Télécom Paris, TU Darmstadt and UCLA demonstrate FSO networking with two uni-directionally coupled QCLs.

Free-space optical communication, the communication between two devices at a distance using light to carry information, is a highly promising system for achieving high-speed communication. This system of communication is known to be immune to electromagnetic interference. While some studies have highlighted the possible advantages of free-space optical communication, this system of communication has so far come with certain limitations. Most notably, it is known to offer limited security against eavesdroppers.

Researchers at Télécom Paris (a member of Institut Polytechnique de Paris), mirSense, Technical University of Darmstadt and University of California Los Angeles have recently introduced a novel system for more secure free-space optical communication based on a quantum cascade laser emitting mid-infrared light.

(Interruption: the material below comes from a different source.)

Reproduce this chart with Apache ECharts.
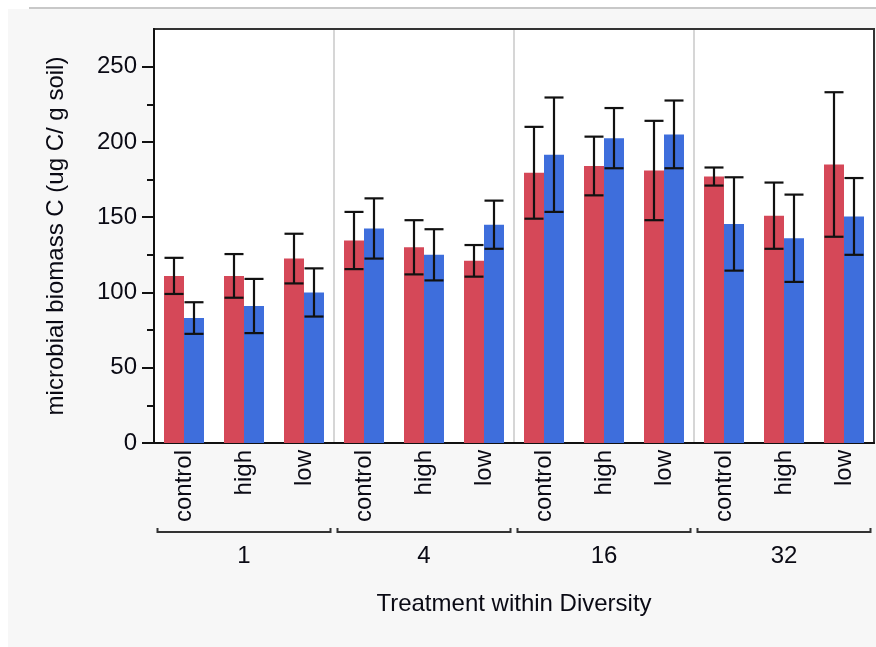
<!DOCTYPE html>
<html>
<head>
<meta charset="utf-8">
<script src="https://cdn.jsdelivr.net/npm/echarts@6/dist/echarts.min.js"></script>
<style>
  html, body { margin: 0; padding: 0; background: #ffffff; }
  #chart { width: 876px; height: 647px; }
</style>
</head>
<body>
<div id="chart"></div>
<script>
// Treatment levels repeated within each diversity level
const treatments = ['control', 'high', 'low'];
const diversityLevels = ['1', '4', '16', '32'];
const categories = [];
diversityLevels.forEach(function () { treatments.forEach(function (t) { categories.push(t); }); });

// Mean microbial biomass C for the two series (red, blue)
const redMeans  = [111, 111, 122.5, 134.5, 130, 121, 179.5, 184, 181, 177, 151, 185];
const blueMeans = [83, 91, 100, 142.5, 125, 145, 191.5, 202.5, 205, 145.5, 136, 150.5];
// Error bar half-widths
const redErr  = [12, 14.5, 16.5, 19, 18, 10.5, 30.5, 19.5, 33, 6, 22, 48];
const blueErr = [10.5, 18, 16, 20, 17, 16, 38, 20, 22.5, 31, 29, 25.5];

// Value axis range and tick positions
const yRange = { min: 0, max: 275 };
const yMajorTicks = [0, 50, 100, 150, 200, 250];
const yMinorTicks = [25, 75, 125, 175, 225];

const RED = '#d54858';
const BLUE = '#3e6edc';
const FONT = 'Liberation Sans, Arial, sans-serif';
const FS = 24;
const TXT = '#0a0a14';
const BAR_W = 20;

function errorItems(means, errs) {
  return means.map(function (m, i) { return [i, m - errs[i], m + errs[i]]; });
}

function errorRenderer(offset) {
  return function (params, api) {
    const lo = api.coord([api.value(0), api.value(1)]);
    const hi = api.coord([api.value(0), api.value(2)]);
    const x = lo[0] + offset;
    const cap = 9.5;
    const style = { stroke: '#111', lineWidth: 2.2, fill: null };
    return {
      type: 'group',
      children: [
        { type: 'line', shape: { x1: x, y1: hi[1], x2: x, y2: lo[1] }, style: style },
        { type: 'line', shape: { x1: x - cap, y1: hi[1], x2: x + cap, y2: hi[1] }, style: style },
        { type: 'line', shape: { x1: x - cap, y1: lo[1], x2: x + cap, y2: lo[1] }, style: style }
      ]
    };
  };
}

// Group separators inside the plot and brackets beneath the treatment labels
function groupRenderer(params, api) {
  const g = api.value(0);
  const band = api.size([1, 0])[0];
  const first = api.coord([g * 3, 0]);
  const last = api.coord([g * 3 + 2, 0]);
  const top = api.coord([0, yRange.max])[1];
  const left = first[0] - band / 2;
  const right = last[0] + band / 2;
  const base = first[1];
  const by = base + 89;
  const children = [
    {
      type: 'polyline',
      shape: { points: [[left + 3.5, by - 4], [left + 3.5, by], [right - 3.5, by], [right - 3.5, by - 4]] },
      style: { stroke: '#333', lineWidth: 2, fill: null }
    }
  ];
  if (g > 0) {
    children.push({
      type: 'line',
      shape: { x1: left, y1: top + 1, x2: left, y2: base - 1 },
      style: { stroke: '#c8c8c8', lineWidth: 1.5 }
    });
  }
  return { type: 'group', children: children };
}

const chart = echarts.init(document.getElementById('chart'), null, { renderer: 'canvas' });

chart.setOption({
  animation: false,
  backgroundColor: '#ffffff',
  graphic: [
    { type: 'rect', z: -10, shape: { x: 8, y: 9, width: 868, height: 638 }, style: { fill: '#f7f7f7' } },
    { type: 'line', z: -9, shape: { x1: 29, y1: 8, x2: 876, y2: 8 }, style: { stroke: '#c8c8c8', lineWidth: 2 } }
  ],
  grid: {
    left: 154, right: 2, top: 29, bottom: 204,
    show: true, backgroundColor: '#ffffff', borderColor: '#333', borderWidth: 2
  },
  xAxis: [
    {
      type: 'category',
      data: categories,
      axisLine: { show: true, lineStyle: { color: '#111', width: 2 } },
      axisTick: { show: false },
      axisLabel: {
        rotate: 90, margin: 7, interval: 0,
        fontFamily: FONT, fontSize: FS, color: TXT
      },
      splitLine: { show: false },
      name: 'Treatment within Diversity',
      nameLocation: 'middle',
      nameGap: 149,
      nameTextStyle: { fontFamily: FONT, fontSize: FS, color: TXT }
    },
    {
      type: 'category',
      data: diversityLevels,
      position: 'bottom',
      offset: 100,
      axisLine: { show: false },
      axisTick: { show: false },
      axisLabel: { margin: 1, fontFamily: FONT, fontSize: FS, color: TXT },
      splitLine: { show: false }
    }
  ],
  yAxis: [
    {
      type: 'value',
      min: yRange.min, max: yRange.max,
      axisLine: { show: true, lineStyle: { color: '#111', width: 2 } },
      axisTick: { show: true, length: 12, customValues: yMajorTicks, lineStyle: { color: '#111', width: 2 } },
      axisLabel: { margin: 17, customValues: yMajorTicks, fontFamily: FONT, fontSize: FS, color: TXT },
      splitLine: { show: false },
      name: 'microbial biomass C (ug C/ g soil)',
      nameLocation: 'middle',
      nameGap: 86,
      nameTextStyle: { fontFamily: FONT, fontSize: FS, color: TXT }
    },
    {
      // minor ticks only
      type: 'value',
      position: 'left',
      min: yRange.min, max: yRange.max,
      axisLine: { show: false },
      axisTick: { show: true, length: 7, customValues: yMinorTicks, lineStyle: { color: '#111', width: 2 } },
      axisLabel: { show: false },
      splitLine: { show: false }
    }
  ],
  series: [
    {
      type: 'bar', data: redMeans, barWidth: BAR_W, barGap: '0%',
      itemStyle: { color: RED }
    },
    {
      type: 'bar', data: blueMeans, barWidth: BAR_W, barGap: '0%',
      itemStyle: { color: BLUE }
    },
    {
      type: 'custom', renderItem: errorRenderer(-BAR_W / 2),
      data: errorItems(redMeans, redErr), encode: { x: 0, y: [1, 2] }, z: 5
    },
    {
      type: 'custom', renderItem: errorRenderer(BAR_W / 2),
      data: errorItems(blueMeans, blueErr), encode: { x: 0, y: [1, 2] }, z: 5
    },
    {
      type: 'custom', renderItem: groupRenderer, clip: false,
      data: diversityLevels.map(function (d, i) { return [i]; }), encode: { x: 0 }, z: 1, silent: true
    }
  ]
});
</script>
</body>
</html>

“The core idea behind our research is that private free-space communication with quantum key distribution is promising, but it is probably years away, or even further,” commented Olivier Spitz, one of the researchers who carried out the study. “Currently, the main limitations of this technology are its requirements for cryogenic systems, very slow data rates, and costly equipment.”

Spitz and his colleagues propose an alternative to previously proposed systems for achieving private free-space communication, which implement a cryptographic protocol based on the laws of quantum mechanics. The new system they devised is based on the use of two uni-directionally coupled quantum cascade lasers. It is described in Nature Communications.

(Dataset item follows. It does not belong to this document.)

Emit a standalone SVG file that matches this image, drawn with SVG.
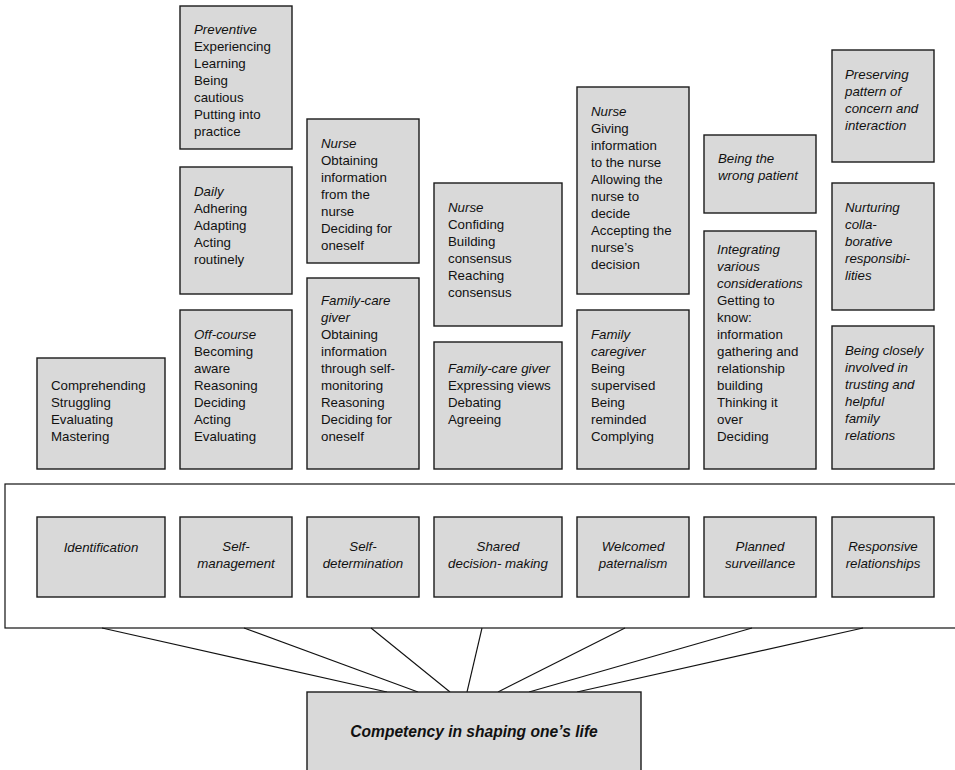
<svg xmlns="http://www.w3.org/2000/svg" width="955" height="770" viewBox="0 0 955 770">
<style>
.b{fill:#d9d9d9;stroke:#1a1a1a;stroke-width:1.4}
.t{font-family:"Liberation Sans",Arial,sans-serif;font-size:13.3px;fill:#111}
.i{font-style:italic}
.c{text-anchor:middle}
.ln{stroke:#111;stroke-width:1.1;fill:none}
</style>
<rect width="955" height="770" fill="#fff"/>
<g id="frame"><rect x="5" y="484" width="960" height="144" fill="#fff" stroke="#111" stroke-width="1.2"/></g>

<g id="connectors">
<line class="ln" x1="102" y1="628" x2="387" y2="692"/>
<line class="ln" x1="244" y1="628" x2="418" y2="692"/>
<line class="ln" x1="371" y1="628" x2="450" y2="692"/>
<line class="ln" x1="482" y1="628" x2="467" y2="692"/>
<line class="ln" x1="625" y1="628" x2="498" y2="692"/>
<line class="ln" x1="752" y1="628" x2="529" y2="692"/>
<line class="ln" x1="863" y1="628" x2="577" y2="692"/>
</g>

<g id="n-comprehending"><rect class="b" x="37" y="358" width="128" height="111"/>
<text class="t" x="51" y="390">Comprehending</text><text class="t" x="51" y="407">Struggling</text><text class="t" x="51" y="424">Evaluating</text><text class="t" x="51" y="441">Mastering</text></g>

<g id="n-preventive"><rect class="b" x="180" y="6" width="112" height="143"/>
<text class="t i" x="194" y="34">Preventive</text><text class="t" x="194" y="51">Experiencing</text><text class="t" x="194" y="68">Learning</text><text class="t" x="194" y="85">Being</text><text class="t" x="194" y="102">cautious</text><text class="t" x="194" y="119">Putting into</text><text class="t" x="194" y="136">practice</text></g>

<g id="n-daily"><rect class="b" x="180" y="167" width="112" height="127"/>
<text class="t i" x="194" y="196">Daily</text><text class="t" x="194" y="213">Adhering</text><text class="t" x="194" y="230">Adapting</text><text class="t" x="194" y="247">Acting</text><text class="t" x="194" y="264">routinely</text></g>

<g id="n-offcourse"><rect class="b" x="180" y="310" width="112" height="159"/>
<text class="t i" x="194" y="339">Off-course</text><text class="t" x="194" y="356">Becoming</text><text class="t" x="194" y="373">aware</text><text class="t" x="194" y="390">Reasoning</text><text class="t" x="194" y="407">Deciding</text><text class="t" x="194" y="424">Acting</text><text class="t" x="194" y="441">Evaluating</text></g>

<g id="n-nurse1"><rect class="b" x="307" y="119" width="112" height="144"/>
<text class="t i" x="321" y="148">Nurse</text><text class="t" x="321" y="165">Obtaining</text><text class="t" x="321" y="182">information</text><text class="t" x="321" y="199">from the</text><text class="t" x="321" y="216">nurse</text><text class="t" x="321" y="233">Deciding for</text><text class="t" x="321" y="250">oneself</text></g>

<g id="n-family1"><rect class="b" x="307" y="278" width="112" height="191"/>
<text class="t i" x="321" y="305">Family-care</text><text class="t i" x="321" y="322">giver</text><text class="t" x="321" y="339">Obtaining</text><text class="t" x="321" y="356">information</text><text class="t" x="321" y="373">through self-</text><text class="t" x="321" y="390">monitoring</text><text class="t" x="321" y="407">Reasoning</text><text class="t" x="321" y="424">Deciding for</text><text class="t" x="321" y="441">oneself</text></g>

<g id="n-nurse2"><rect class="b" x="434" y="183" width="128" height="143"/>
<text class="t i" x="448" y="212">Nurse</text><text class="t" x="448" y="229">Confiding</text><text class="t" x="448" y="246">Building</text><text class="t" x="448" y="263">consensus</text><text class="t" x="448" y="280">Reaching</text><text class="t" x="448" y="297">consensus</text></g>

<g id="n-family2"><rect class="b" x="434" y="342" width="128" height="127"/>
<text class="t i" x="448" y="373">Family-care giver</text><text class="t" x="448" y="390">Expressing views</text><text class="t" x="448" y="407">Debating</text><text class="t" x="448" y="424">Agreeing</text></g>

<g id="n-nurse3"><rect class="b" x="577" y="87" width="112" height="207"/>
<text class="t i" x="591" y="116">Nurse</text><text class="t" x="591" y="133">Giving</text><text class="t" x="591" y="150">information</text><text class="t" x="591" y="167">to the nurse</text><text class="t" x="591" y="184">Allowing the</text><text class="t" x="591" y="201">nurse to</text><text class="t" x="591" y="218">decide</text><text class="t" x="591" y="235">Accepting the</text><text class="t" x="591" y="252">nurse’s</text><text class="t" x="591" y="269">decision</text></g>

<g id="n-family3"><rect class="b" x="577" y="310" width="112" height="159"/>
<text class="t i" x="591" y="339">Family</text><text class="t i" x="591" y="356">caregiver</text><text class="t" x="591" y="373">Being</text><text class="t" x="591" y="390">supervised</text><text class="t" x="591" y="407">Being</text><text class="t" x="591" y="424">reminded</text><text class="t" x="591" y="441">Complying</text></g>

<g id="n-wrong"><rect class="b" x="704" y="135" width="112" height="78"/>
<text class="t i" x="718" y="163">Being the</text><text class="t i" x="718" y="180">wrong patient</text></g>

<g id="n-integrating"><rect class="b" x="704" y="231" width="112" height="238"/>
<text class="t i" x="717" y="254">Integrating</text><text class="t i" x="717" y="271">various</text><text class="t i" x="717" y="288">considerations</text><text class="t" x="717" y="305">Getting to</text><text class="t" x="717" y="322">know:</text><text class="t" x="717" y="339">information</text><text class="t" x="717" y="356">gathering and</text><text class="t" x="717" y="373">relationship</text><text class="t" x="717" y="390">building</text><text class="t" x="717" y="407">Thinking it</text><text class="t" x="717" y="424">over</text><text class="t" x="717" y="441">Deciding</text></g>

<g id="n-preserving"><rect class="b" x="832" y="50" width="102" height="112"/>
<text class="t i" x="845" y="79">Preserving</text><text class="t i" x="845" y="96">pattern of</text><text class="t i" x="845" y="113">concern and</text><text class="t i" x="845" y="130">interaction</text></g>

<g id="n-nurturing"><rect class="b" x="832" y="183" width="102" height="127"/>
<text class="t i" x="845" y="212">Nurturing</text><text class="t i" x="845" y="229">colla-</text><text class="t i" x="845" y="246">borative</text><text class="t i" x="845" y="263">responsibi-</text><text class="t i" x="845" y="280">lities</text></g>

<g id="n-closely"><rect class="b" x="832" y="326" width="102" height="143"/>
<text class="t i" x="845" y="355">Being closely</text><text class="t i" x="845" y="372">involved in</text><text class="t i" x="845" y="389">trusting and</text><text class="t i" x="845" y="406">helpful</text><text class="t i" x="845" y="423">family</text><text class="t i" x="845" y="440">relations</text></g>

<g id="n-identification"><rect class="b" x="37" y="517" width="128" height="80"/>
<text class="t i c" x="101" y="552">Identification</text></g>
<g id="n-selfmanagement"><rect class="b" x="180" y="517" width="112" height="80"/>
<text class="t i c" x="236" y="551">Self-</text><text class="t i c" x="236" y="568">management</text></g>
<g id="n-selfdetermination"><rect class="b" x="307" y="517" width="112" height="80"/>
<text class="t i c" x="363" y="551">Self-</text><text class="t i c" x="363" y="568">determination</text></g>
<g id="n-shared"><rect class="b" x="434" y="517" width="128" height="80"/>
<text class="t i c" x="498" y="551">Shared</text><text class="t i c" x="498" y="568">decision- making</text></g>
<g id="n-welcomed"><rect class="b" x="577" y="517" width="112" height="80"/>
<text class="t i c" x="633" y="551">Welcomed</text><text class="t i c" x="633" y="568">paternalism</text></g>
<g id="n-planned"><rect class="b" x="704" y="517" width="112" height="80"/>
<text class="t i c" x="760" y="551">Planned</text><text class="t i c" x="760" y="568">surveillance</text></g>
<g id="n-responsive"><rect class="b" x="832" y="517" width="102" height="80"/>
<text class="t i c" x="883" y="551">Responsive</text><text class="t i c" x="883" y="568">relationships</text></g>

<g id="n-competency"><rect class="b" x="307" y="692" width="334" height="100"/>
<text class="t c" x="474" y="737" style="font-size:15.6px;font-weight:bold;font-style:italic">Competency in shaping one’s life</text></g>
</svg>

The researchers’ approach combines chaos synchronization with the mid-infrared wavelength of QCL technology. Chaos synchronization is a specific property that has been examined in the context of semiconductor lasers for decades. Spitz explained, “Chaos synchronization is the key to private communication, while mid-infrared wavelength means that the attenuation of the atmosphere is low in comparison with near-infrared wavelength, where most of the semiconductor lasers emit.”

‘Chaos synchronization’

“We can thus envision transmission with a very long range and with immunity to the atmospheric conditions. Moreover, the mid-infrared wavelength implies stealth, as the background radiation is in the same wavelength domain.”

The mid-infrared wavelength of the quantum cascade lasers makes it even harder for a potential eavesdropper to decipher information exchanged using the researchers' system. This means that the security of communications is increased further.

“I feel the most notable achievement is the successful chaos synchronization between two QCLs,” said Spitz. “For a long time, the possibility to generate temporal chaos in this type of structure was controversial because they rely on a different technology, in comparison with most of the semiconductor lasers, which overall makes QCLs more stable, so not really prone to chaos.

“A few years ago, we experimentally demonstrated that QCLs can generate temporal chaos, and we now took this one step further by achieving private communication based on chaos synchronization.”

So far, the researchers merely described a proof of concept of their proposed system, where the distance between the two quantum cascade lasers is merely of one meter. This is not a realistic configuration for free-space communication. However, they hope to improve their system, to make it more suitable for real-world implementations.

“We plan to increase this distance to hundreds of meters, then kilometers, in order to build an operational system,” said Spitz. “Apart from quantum cascade lasers, there are other mid-infrared semiconductor lasers, such as interband cascade lasers (ICLs). We plan to repeat the same experiment with ICLs, to determine the best configuration for private communication at mid-infrared wavelength.”